Но остаётся задать сакраментальный русский вопрос: что делать?
Чудо явлено, расходимся? Credo quia absurdum? Или мы всё-таки не остановимся на этом, и "поспешим делать добро" в соответствии со словами реального прототипа доктора Айболита, Тимофея Осиповича Шабада? И нужно решить сейчас, пока занавес только готовится упасть, когда "всё возможно", а на невозможное требуется только лишь больше времени - осилим ли мы, сумеем ли "остаться", не ждёт ли нас та самая "электричка", на которую "внезапно" в очередной раз опаздывает Бусыгин?
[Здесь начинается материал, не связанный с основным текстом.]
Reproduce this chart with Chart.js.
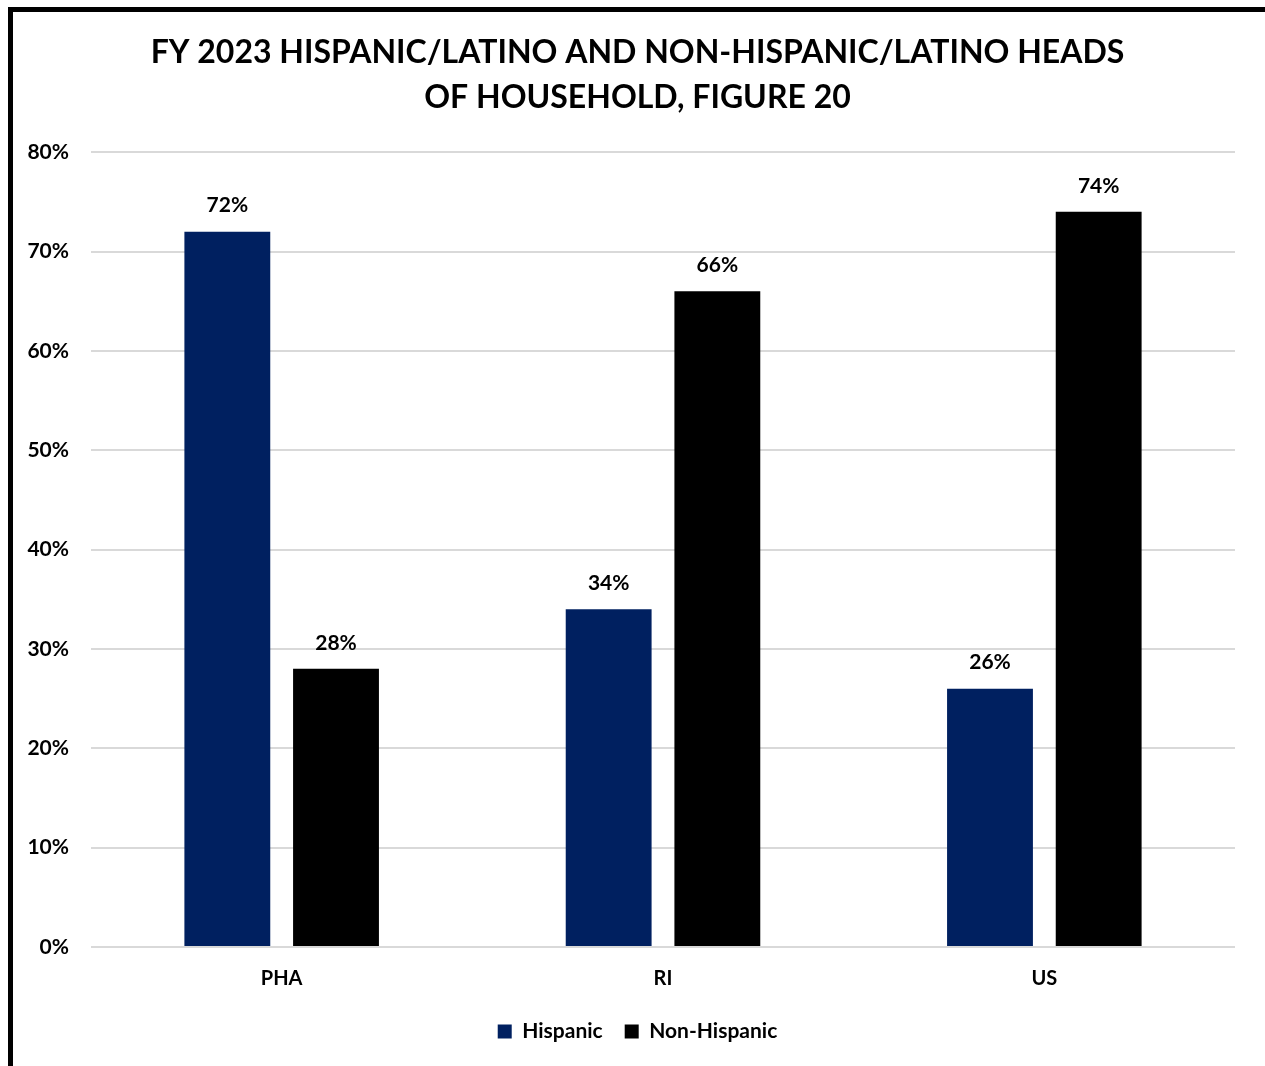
<!DOCTYPE html>
<html>
<head>
<meta charset="utf-8">
<script src="https://cdn.jsdelivr.net/npm/chart.js"></script>
<style>
  html, body { margin: 0; padding: 0; background: #fff; overflow: hidden; }
  #chart { position: absolute; left: 0; top: 0; }
  /* black frame round the chart, open at the bottom */
  #frame {
    position: absolute; left: 8px; top: 7px; width: 1252px; height: 1100px;
    border: 5px solid #000; pointer-events: none;
  }
</style>
</head>
<body>
<canvas id="chart" width="1265" height="1066"></canvas>
<div id="frame"></div>
<script>
// heads of household by ethnicity, in percent
const groups = ["PHA", "RI", "US"];
const hispanic = [72, 34, 26];
const nonHispanic = [28, 66, 74];
const seriesNames = ["Hispanic", "Non-Hispanic"];
const seriesColors = ["#002060", "#000000"];
const titleLines = [
  "FY 2023 HISPANIC/LATINO AND NON-HISPANIC/LATINO HEADS",
  "OF HOUSEHOLD, FIGURE 20"
];
const yMax = 80;
const yStep = 10;

const FONT = "Lato, 'Open Sans', sans-serif";
const tickFont = { family: FONT, size: 21, weight: "bold" };

// widest y tick label, so the mirrored labels can be right-aligned
// in the left margin without being clipped by the axis box
const measure = document.createElement("canvas").getContext("2d");
measure.font = "bold 21px " + FONT;
let widestTick = 0;
for (let v = 0; v <= yMax; v += yStep) {
  widestTick = Math.max(widestTick, measure.measureText(v + "%").width);
}

// write each bar's value just above it
const valueLabels = {
  id: "valueLabels",
  afterDatasetsDraw(chart) {
    const ctx = chart.ctx;
    ctx.save();
    ctx.font = "bold 21px " + FONT;
    ctx.fillStyle = "#000";
    ctx.textAlign = "center";
    ctx.textBaseline = "middle";
    chart.data.datasets.forEach((ds, i) => {
      chart.getDatasetMeta(i).data.forEach((bar, j) => {
        ctx.fillText(ds.data[j] + "%", bar.x, bar.y - 26);
      });
    });
    ctx.restore();
  }
};

new Chart(document.getElementById("chart"), {
  type: "bar",
  data: {
    labels: groups,
    datasets: [
      { label: seriesNames[0], data: hispanic, backgroundColor: seriesColors[0] },
      { label: seriesNames[1], data: nonHispanic, backgroundColor: seriesColors[1] }
    ]
  },
  options: {
    responsive: false,
    animation: false,
    categoryPercentage: 0.57,
    barPercentage: 0.79,
    layout: { padding: { left: 40, right: 30, top: 0, bottom: 14 } },
    plugins: {
      title: {
        display: true,
        text: titleLines,
        color: "#000",
        font: { family: FONT, size: 32, weight: "bold", lineHeight: 1.41 },
        padding: { top: 30, bottom: 32 }
      },
      legend: {
        position: "bottom",
        labels: {
          color: "#000",
          font: tickFont,
          boxWidth: 14,
          boxHeight: 14,
          padding: 22
        }
      },
      tooltip: { enabled: false }
    },
    scales: {
      x: {
        afterFit(scale) { scale.height = 52; },
        grid: { display: false, drawTicks: false },
        border: { display: false },
        ticks: {
          color: "#000",
          font: { family: FONT, size: 20, weight: "bold" },
          padding: 20
        }
      },
      y: {
        min: 0,
        max: yMax,
        afterFit(scale) { scale.width = 51; },
        grid: { color: "#d9d9d9", lineWidth: 2, drawTicks: false },
        border: { display: false },
        ticks: {
          stepSize: yStep,
          color: "#000",
          font: tickFont,
          mirror: true,
          crossAlign: "far",
          padding: -22 - widestTick,
          callback: v => v + "%"
        }
      }
    }
  },
  plugins: [valueLabels]
});
</script>
</body>
</html>
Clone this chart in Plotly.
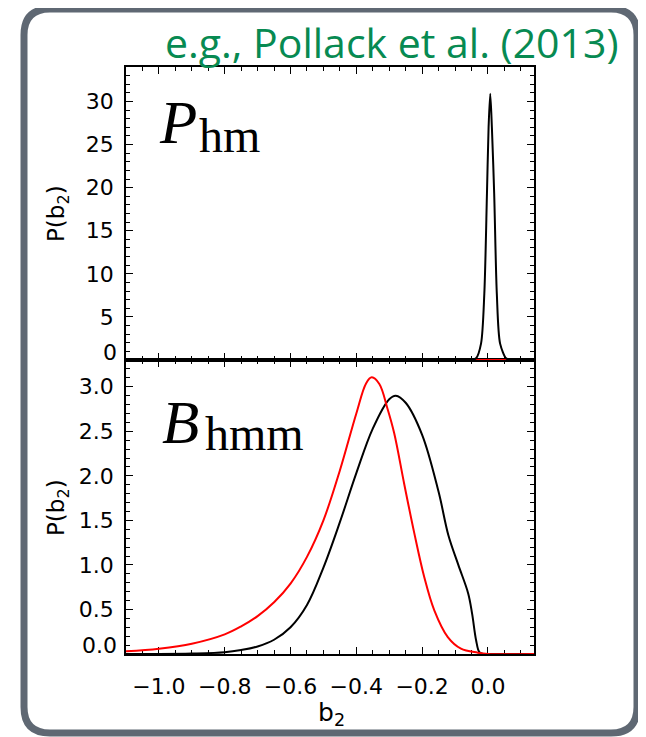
import plotly.graph_objects as go

# ---------------- data ----------------
# top panel (P_hm): black curve
top_black_x = [-1.1, -0.5, -0.08, -0.045, -0.036, -0.021, -0.011, -0.003, 0.002, 0.007,
               0.012, 0.019, 0.027, 0.037, 0.055, 0.063, 0.09, 0.14]
top_black_y = [0.0, 0.0, 0.0, 0.05, 0.2, 1.9, 7.7, 19.3, 27.0, 30.9,
               27.0, 19.3, 7.7, 1.9, 0.2, 0.05, 0.0, 0.0]
# top panel red curve (flat at zero)
top_red_x = [-1.1, 0.14]
top_red_y = [0.0, 0.0]

# bottom panel (B_hmm)
bot_black_x = [-1.1, -1.0, -0.9, -0.8, -0.75, -0.7, -0.65, -0.6, -0.55, -0.5,
               -0.45, -0.4, -0.35, -0.3, -0.28, -0.25, -0.2, -0.15, -0.12,
               -0.09, -0.06, -0.048, -0.036, -0.026, -0.015, 0.0, 0.14]
bot_black_y = [0.0, 0.0, 0.005, 0.02, 0.045, 0.085, 0.16, 0.3, 0.55, 0.97,
               1.48, 2.03, 2.53, 2.86, 2.90, 2.82, 2.46, 1.82, 1.33,
               1.0, 0.68, 0.45, 0.155, 0.02, 0.0, 0.0, 0.0]
bot_red_x = [-1.1, -1.0, -0.9, -0.8, -0.75, -0.7, -0.65, -0.6, -0.55, -0.5,
             -0.45, -0.4, -0.37, -0.353, -0.33, -0.305, -0.285, -0.254, -0.224, -0.194,
             -0.163, -0.122, -0.082, -0.031, 0.0, 0.14]
bot_red_y = [0.03, 0.06, 0.115, 0.22, 0.31, 0.425, 0.58, 0.79, 1.09, 1.5,
             2.06, 2.7, 3.04, 3.105, 3.03, 2.75, 2.48, 1.90, 1.36, 0.87,
             0.49, 0.19, 0.06, 0.015, 0.0, 0.0]

x_tickvals = [-1.0, -0.8, -0.6, -0.4, -0.2, 0.0]
top_tickvals = [5, 10, 15, 20, 25, 30]
top_ticktext = ["5", "10", "15", "20", "25", "30"]
bot_tickvals = [0.5, 1.0, 1.5, 2.0, 2.5, 3.0]
bot_ticktext = ["0.5", "1.0", "1.5", "2.0", "2.5", "3.0"]
top_zero_label = "0"
bot_zero_label = "0.0"

title_text = "e.g., Pollack et al. (2013)"
y_title = "P(b<sub>2</sub>)"
x_title = "b<sub>2</sub>"

# ---------------- layout helpers ----------------
# the page body adds an 8 px margin, so the figure is 8 px smaller and shifted
OFF = 8
W, H = 646 - OFF, 737 - OFF
ML_REF, MT_REF = 126, 67
PW, PH = 408, 587
ML, MT = ML_REF - OFF, MT_REF - OFF
MR, MB = W - ML - PW, H - MT - PH
BOTTOM_REF = MT_REF + PH  # 654
def px(xp):
    return (xp - ML_REF) / PW
def py(yp):
    return (BOTTOM_REF - yp) / PH

split = py(360)

fig = go.Figure()
fig.add_trace(go.Scatter(x=top_red_x, y=top_red_y, xaxis="x2", yaxis="y2", mode="lines",
                         line=dict(color="red", width=2), showlegend=False))
fig.add_trace(go.Scatter(x=top_black_x, y=top_black_y, xaxis="x2", yaxis="y2", mode="lines",
                         line=dict(color="black", width=2, shape="spline", smoothing=0.8),
                         showlegend=False))
fig.add_trace(go.Scatter(x=bot_black_x, y=bot_black_y, xaxis="x", yaxis="y", mode="lines",
                         line=dict(color="black", width=2, shape="spline", smoothing=1.0),
                         showlegend=False))
fig.add_trace(go.Scatter(x=bot_red_x, y=bot_red_y, xaxis="x", yaxis="y", mode="lines",
                         line=dict(color="red", width=2, shape="spline", smoothing=1.0),
                         showlegend=False))

tickfont = dict(family="DejaVu Sans", size=22, color="black")
common = dict(showline=True, linecolor="black", linewidth=1.5, mirror="ticks",
              ticks="inside", ticklen=7, tickwidth=1, tickcolor="black",
              showgrid=False, zeroline=False, layer="below traces", tickfont=tickfont)

fig.update_layout(
    width=W, height=H,
    margin=dict(l=ML, r=MR, t=MT, b=MB),
    paper_bgcolor="white", plot_bgcolor="white",
    xaxis=dict(domain=[0, 1], anchor="y", range=[-1.1, 0.14], tickmode="array",
               tickvals=x_tickvals, tickformat=".1f", ticklabelstandoff=12,
               minor=dict(ticks="inside", ticklen=4, tickwidth=1, tickcolor="black",
                          tickmode="linear", tick0=0, dtick=0.05),
               **common),
    xaxis2=dict(domain=[0, 1], anchor="y2", range=[-1.1, 0.14], matches="x",
                tickmode="array", tickvals=x_tickvals, showticklabels=False,
                minor=dict(ticks="inside", ticklen=4, tickwidth=1, tickcolor="black",
                           tickmode="linear", tick0=0, dtick=0.05),
                **common),
    yaxis=dict(domain=[0, split], anchor="x", range=[0, 3.3], tickmode="array",
               tickvals=bot_tickvals, ticktext=bot_ticktext, ticklabelstandoff=6,
               minor=dict(ticks="inside", ticklen=4, tickwidth=1, tickcolor="black",
                          tickmode="linear", tick0=0, dtick=0.1),
               **common),
    yaxis2=dict(domain=[split, 1], anchor="x2", range=[0, 34], tickmode="array",
                tickvals=top_tickvals, ticktext=top_ticktext, ticklabelstandoff=6,
                minor=dict(ticks="inside", ticklen=4, tickwidth=1, tickcolor="black",
                           tickmode="linear", tick0=0, dtick=1),
                **common),
)

ann = []
# zero labels, raised like the original
ann.append(dict(text=top_zero_label, xref="paper", yref="y2", x=0, y=0, xanchor="right",
                yanchor="middle", xshift=-7, yshift=8, showarrow=False, font=tickfont))
ann.append(dict(text=bot_zero_label, xref="paper", yref="y", x=0, y=0, xanchor="right",
                yanchor="middle", xshift=-7, yshift=9, showarrow=False, font=tickfont))
# axis titles
axfont = dict(family="DejaVu Sans", size=23, color="black")
ann.append(dict(text=y_title, xref="paper", yref="paper", x=px(58), y=py(214),
                textangle=-90, xanchor="center", yanchor="middle", showarrow=False, font=axfont))
ann.append(dict(text=y_title, xref="paper", yref="paper", x=px(58), y=py(508),
                textangle=-90, xanchor="center", yanchor="middle", showarrow=False, font=axfont))
ann.append(dict(text=x_title, xref="paper", yref="paper", x=px(331), y=py(714),
                xanchor="center", yanchor="middle", showarrow=False,
                font=dict(family="DejaVu Sans", size=25, color="black")))
# panel labels
serif = "Liberation Serif"
ann.append(dict(text="<i>P</i>", xref="paper", yref="paper", x=px(157), y=py(123),
                xanchor="left", yanchor="middle", showarrow=False,
                font=dict(family=serif, size=61, color="black")))
ann.append(dict(text="hm", xref="paper", yref="paper", x=px(197), y=py(136),
                xanchor="left", yanchor="middle", showarrow=False,
                font=dict(family=serif, size=48, color="black")))
ann.append(dict(text="<i>B</i>", xref="paper", yref="paper", x=px(160), y=py(422),
                xanchor="left", yanchor="middle", showarrow=False,
                font=dict(family=serif, size=61, color="black")))
ann.append(dict(text="hmm", xref="paper", yref="paper", x=px(203), y=py(433),
                xanchor="left", yanchor="middle", showarrow=False,
                font=dict(family=serif, size=48, color="black")))
# title
ann.append(dict(text=title_text, xref="paper", yref="paper", x=px(621), y=py(42),
                xanchor="right", yanchor="middle", showarrow=False,
                font=dict(family="Open Sans", size=41, color="#078a52")))
fig.update_layout(annotations=ann)

# rounded gray frame
L, R, T, B, r = 24, 637, 9, 733, 26
path = (f"M {px(L + r)} {py(T)} L {px(R - r)} {py(T)} Q {px(R)} {py(T)} {px(R)} {py(T + r)} "
        f"L {px(R)} {py(B - r)} Q {px(R)} {py(B)} {px(R - r)} {py(B)} "
        f"L {px(L + r)} {py(B)} Q {px(L)} {py(B)} {px(L)} {py(B - r)} "
        f"L {px(L)} {py(T + r)} Q {px(L)} {py(T)} {px(L + r)} {py(T)} Z")
fig.add_shape(type="path", path=path, xref="paper", yref="paper",
              line=dict(color="#5f6873", width=7), layer="above")

fig.write_html("out.html")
Сумеем ли, не сбежим ли, как Кудимов - "потому, что надо"? Никто не знает. И мы не знаем. Но можем узнать, познав пределы своей внутренней Вселенной, и - выйти за них, "возлюбить ближнего" и не отвергнуть "дальнего", сжечь старое и отжившее и освободить место новому и нарождающемуся, вернуться к истокам, и...начать всё сначала. Мы не должны совершать эту попытку, но мы можем - по примеру того же Сарафанова, у которого в запасе есть ещё "Малый Круг Жизни", и, я знаю, он проживёт его так, как сочтёт нужным, ведь он не один, с ним те, кто должен быть, те, кто рядом, те, кто любит Его.